Les contrats des banques doivent être plus lisibles, sincères et honnêtes, et leur contenu devrait être préalablement validé par l'Autorité des marchés financiers, peut-être avec l'aide de l'Association des maires de France, selon la procédure en vigueur pour l'information donnée aux particuliers par les sociétés cotées. Les banques doivent fournir des simulations extrêmes, notamment des tests de sensibilité, ce qu'elles ne font pas aujourd'hui. Enfin, il faut créer une instance de conseil en gestion de dette, composée de représentants détachés de la Caisse des dépôts et consignations, des anciennes missions d'expertise économique et financière du Trésor public et de fonctionnaires des autres fonctions publiques.

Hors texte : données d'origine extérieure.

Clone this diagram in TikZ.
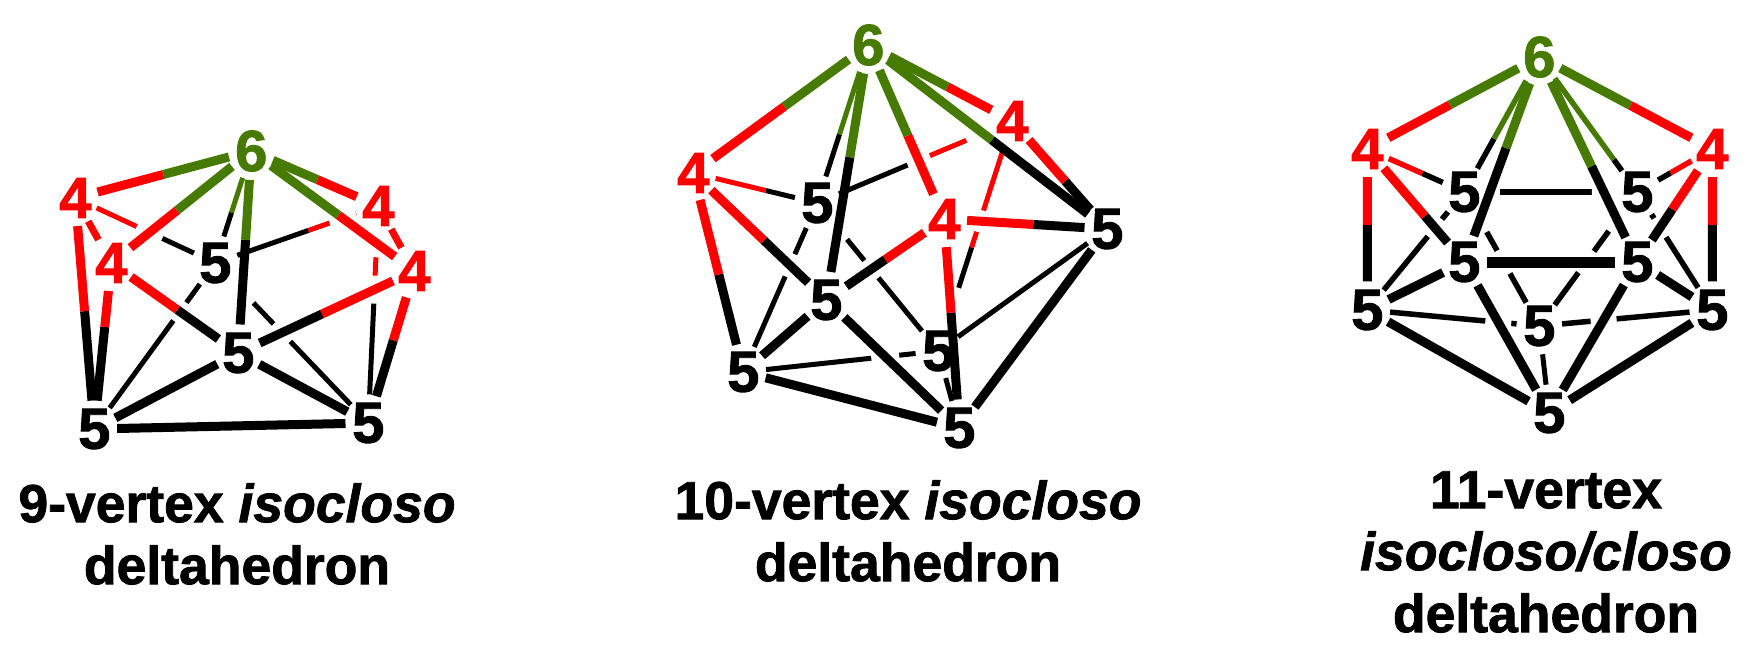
\documentclass[tikz,border=0pt]{standalone}
\usepackage{fontspec}
\setmainfont{Liberation Sans}[BoldFeatures={FakeBold=1.5},BoldItalicFeatures={FakeBold=1.5}]
\usetikzlibrary{calc,shapes.geometric}
\pgfdeclarelayer{back}
\pgfsetlayers{back,main}
\definecolor{vgreen}{RGB}{70,122,0}
\definecolor{vred}{RGB}{255,0,0}
\tikzset{
  x=1pt,y=-1pt,
  vertex/.style={ellipse,inner sep=0pt,outer sep=0pt,minimum width=44pt,minimum height=56pt,xshift=0.3pt,yshift=-1pt,font=\fontsize{58}{58}\selectfont\bfseries},
  v4/.style={vertex,text=vred},
  v5/.style={vertex,text=black},
  v6/.style={vertex,text=vgreen},
  caption/.style={align=center,inner sep=0pt,font=\fontsize{53.5}{62}\selectfont\bfseries},
}
% width, from, to, colour at from, colour at to, split fraction
\newcommand\bond[6]{%
  \draw[line width=#1,color=#5] ($(#2)!#6!(#3)$) -- (#3);
  \draw[line width=#1,color=#4] (#2) -- ($(#2)!#6!(#3)$);}
% plain black bond
\newcommand\kbond[3]{\draw[line width=#1,color=black] (#2) -- (#3);}
% gap in the hidden edge a-b where the front edge c-d passes; half length
\newcommand\hide[5]{%
  \coordinate (xc) at (intersection of #1.center--#2.center and #3.center--#4.center);
  \draw[line width=8pt,color=white] ($(xc)!#5pt!(#1.center)$) -- ($(xc)!#5pt!(#2.center)$);}
\begin{document}
\begin{tikzpicture}
\useasboundingbox (0,0) rectangle (1750,666);
% ---------- 9-vertex ----------
\node[v6] (a6) at (251,150) {6};
\node[v4] (a4l) at (75,197) {4};
\node[v4] (a4i) at (111,262) {4};
\node[v5] (a5b) at (215,262) {5};
\node[v4] (a4b) at (378,205) {4};
\node[v4] (a4r) at (414,270) {4};
\node[v5] (a5c) at (238,352) {5};
\node[v5] (a5l) at (94,428) {5};
\node[v5] (a5r) at (368,422) {5};
\begin{pgfonlayer}{back}
\bond{5pt}{a6}{a5b}{vgreen}{black}{.55}
\bond{5pt}{a4l}{a5b}{vred}{black}{.62}
\bond{5pt}{a5b}{a4b}{black}{vred}{.57}
\bond{5pt}{a4b}{a5r}{vred}{black}{.445}
\kbond{5pt}{a5b}{a5l}
\kbond{5pt}{a5b}{a5r}
\hide{a4l}{a5b}{a6}{a4i}{14}
\hide{a5b}{a4b}{a6}{a4r}{14}
\hide{a4b}{a5r}{a5c}{a4r}{14}
\hide{a4b}{a5r}{a6}{a4r}{14}
\hide{a5b}{a5l}{a4i}{a5c}{11}
\hide{a5b}{a5r}{a6}{a5c}{16}
\hide{a5b}{a5r}{a5c}{a4r}{12}
\end{pgfonlayer}
\bond{9pt}{a6}{a4l}{vgreen}{vred}{.5}
\bond{9pt}{a6}{a4i}{vgreen}{vred}{.53}
\bond{9pt}{a6}{a4r}{vgreen}{vred}{.535}
\bond{9pt}{a6}{a4b}{vgreen}{vred}{.52}
\bond{9pt}{a6}{a5c}{vgreen}{black}{.44}
\bond{9pt}{a4l}{a5l}{vred}{black}{.49}
\bond{9pt}{a4i}{a5l}{vred}{black}{.385}
\bond{9pt}{a4i}{a5c}{vred}{black}{.52}
\bond{9pt}{a5c}{a4r}{black}{vred}{.475}
\bond{9pt}{a4r}{a5r}{vred}{black}{.456}
\bond{7pt}{a4l}{a4i}{vred}{vred}{.5}
\bond{7pt}{a4b}{a4r}{vred}{vred}{.5}
\kbond{9pt}{a5c}{a5l}
\kbond{9pt}{a5c}{a5r}
\kbond{9pt}{a5l}{a5r}
% ---------- 10-vertex ----------
\node[v6] (b6) at (868,44) {6};
\node[v4] (b4l) at (693,172) {4};
\node[v5] (b5b) at (817,202) {5};
\node[v4] (b4b) at (1012,120) {4};
\node[v4] (b4f) at (944,218) {4};
\node[v5] (b5c) at (826,299) {5};
\node[v5] (b5r) at (1107,228) {5};
\node[v5] (b5l) at (743,371) {5};
\node[v5] (b5k) at (938,350) {5};
\node[v5] (b5t) at (959,427) {5};
\begin{pgfonlayer}{back}
\bond{5pt}{b6}{b5b}{vgreen}{black}{.565}
\bond{5pt}{b4l}{b5b}{vred}{black}{.585}
\bond{5pt}{b5b}{b4b}{black}{vred}{.5}
\bond{5pt}{b4b}{b5k}{vred}{black}{.55}
\kbond{5pt}{b5b}{b5l}
\kbond{5pt}{b5b}{b5k}
\kbond{5pt}{b5k}{b5l}
\kbond{5pt}{b5k}{b5r}
\kbond{5pt}{b5k}{b5t}
\hide{b5b}{b4b}{b6}{b4f}{12}
\hide{b5b}{b4b}{b6}{b5r}{18}
\hide{b4b}{b5k}{b4f}{b5r}{11}
\hide{b4b}{b5k}{b4f}{b5t}{25}
\hide{b5b}{b5l}{b4l}{b5c}{12}
\hide{b5b}{b5k}{b6}{b5c}{14}
\hide{b5b}{b5k}{b4f}{b5c}{11}
\hide{b5k}{b5l}{b5c}{b5t}{14}
\end{pgfonlayer}
\bond{9pt}{b6}{b4l}{vgreen}{vred}{.48}
\bond{9pt}{b6}{b4b}{vgreen}{vred}{.55}
\bond{9pt}{b6}{b5r}{vgreen}{black}{.517}
\bond{9pt}{b6}{b4f}{vgreen}{vred}{.52}
\bond{9pt}{b6}{b5c}{vgreen}{black}{.44}
\bond{9pt}{b4l}{b5c}{vred}{black}{.53}
\bond{9pt}{b4l}{b5l}{vred}{black}{.51}
\bond{9pt}{b4b}{b5r}{vred}{black}{.557}
\bond{9pt}{b4f}{b5c}{vred}{black}{.5}
\bond{9pt}{b4f}{b5r}{vred}{black}{.546}
\bond{9pt}{b4f}{b5t}{vred}{black}{.448}
\kbond{9pt}{b5c}{b5t}
\kbond{9pt}{b5c}{b5l}
\kbond{9pt}{b5l}{b5t}
\kbond{9pt}{b5r}{b5t}
% ---------- 11-vertex ----------
\node[v6] (c6) at (1539,56) {6};
\node[v4] (c4l) at (1367,148) {4};
\node[v4] (c4r) at (1712,148) {4};
\node[v5] (c5a) at (1464,191) {5};
\node[v5] (c5d) at (1637,191) {5};
\node[v5] (c5e) at (1464,261) {5};
\node[v5] (c5f) at (1637,261) {5};
\node[v5] (c5l) at (1367,309) {5};
\node[v5] (c5r) at (1712,309) {5};
\node[v5] (c5k) at (1539,325) {5};
\node[v5] (c5t) at (1549,412) {5};
\begin{pgfonlayer}{back}
\bond{5.5pt}{c6}{c5a}{vgreen}{black}{.605}
\bond{5.5pt}{c6}{c5d}{vgreen}{black}{.76}
\bond{5.5pt}{c4l}{c5a}{vred}{black}{.567}
\bond{5.5pt}{c4r}{c5d}{vred}{black}{.555}
\kbond{6.5pt}{c5a}{c5d}
\kbond{5.5pt}{c5a}{c5l}
\kbond{5.5pt}{c5d}{c5r}
\kbond{5.5pt}{c5a}{c5k}
\kbond{5.5pt}{c5d}{c5k}
\kbond{5.5pt}{c5l}{c5k}
\kbond{5.5pt}{c5r}{c5k}
\kbond{5pt}{c5k}{c5t}
\hide{c5a}{c5d}{c6}{c5e}{10}
\hide{c5a}{c5d}{c6}{c5f}{12}
\hide{c5a}{c5l}{c4l}{c5e}{11}
\hide{c5d}{c5r}{c4r}{c5f}{11}
\hide{c5a}{c5k}{c5e}{c5f}{13}
\hide{c5d}{c5k}{c5e}{c5f}{13}
\hide{c5a}{c5k}{c6}{c5e}{14}
\hide{c5d}{c5k}{c6}{c5f}{14}
\hide{c5l}{c5k}{c5e}{c5t}{13}
\hide{c5r}{c5k}{c5f}{c5t}{13}
\end{pgfonlayer}
\bond{9pt}{c6}{c4l}{vgreen}{vred}{.52}
\bond{9pt}{c6}{c4r}{vgreen}{vred}{.526}
\bond{9pt}{c6}{c5e}{vgreen}{black}{.444}
\bond{9pt}{c6}{c5f}{vgreen}{black}{.533}
\bond{9pt}{c4l}{c5e}{vred}{black}{.594}
\bond{9pt}{c4l}{c5l}{vred}{black}{.472}
\bond{9pt}{c4r}{c5r}{vred}{black}{.472}
\bond{9pt}{c4r}{c5f}{vred}{black}{.533}
\kbond{11pt}{c5e}{c5f}
\kbond{9pt}{c5e}{c5l}
\kbond{9pt}{c5f}{c5r}
\kbond{9pt}{c5e}{c5t}
\kbond{9pt}{c5f}{c5t}
\kbond{9pt}{c5l}{c5t}
\kbond{9pt}{c5r}{c5t}
% ---------- captions ----------
\node[caption] (t9) at (237,534) {9-vertex \itshape isocloso\\deltahedron};
\node[caption] (t10) at (908,531) {10-vertex \itshape isocloso\\deltahedron};
\node[caption] (t11) at (1546,552) {11-vertex\\\itshape isocloso/closo\\deltahedron};
\end{tikzpicture}
\end{document}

Aujourd'hui, la confiance est perdue. Pour nous financer, allons-nous nous tourner vers l'État, vers des conseils indépendants ou vers d'autres banques ? Pour l'instant, nous nous enfonçons, faute de pouvoir payer, et nous cherchons tous les moyens de nous en sortir. L'expertise dont nous devons faire preuve augmente sans cesse. Quand j'ai pris la mairie, en 2001, nous étions sous contrôle de la tutelle. J'en suis sorti en 2006, au prix de beaucoup d'efforts, et voilà que nous retombons dans les difficultés. Je gère une commune de 11 000 habitants avec quelques cadres. Tous étaient favorables, à l'époque, à la signature du contrat, et nul n'éprouvait le moindre doute. Le maire d'une commune voisine, qui présidait alors la Commission des finances à l'Assemblée nationale, a signé un contrat comparable tant pour sa commune que pour la communauté d'agglomération qu'il présidait. À qui pourrons-nous faire confiance, si une instance ne peut nous aider et interdire les dérives ? Les élus que nous sommes doivent, sans être techniciens, prendre des décisions importantes en termes de gestion. De ce fait, ils doivent pouvoir s'appuyer sur d'autres instances, notamment l'État. Je sais que les préfectures emploient des experts de la finance. Ceux-ci devraient pouvoir intervenir dans de tels dossiers, quitte à les bloquer, comme c'est le cas dans d'autres pays.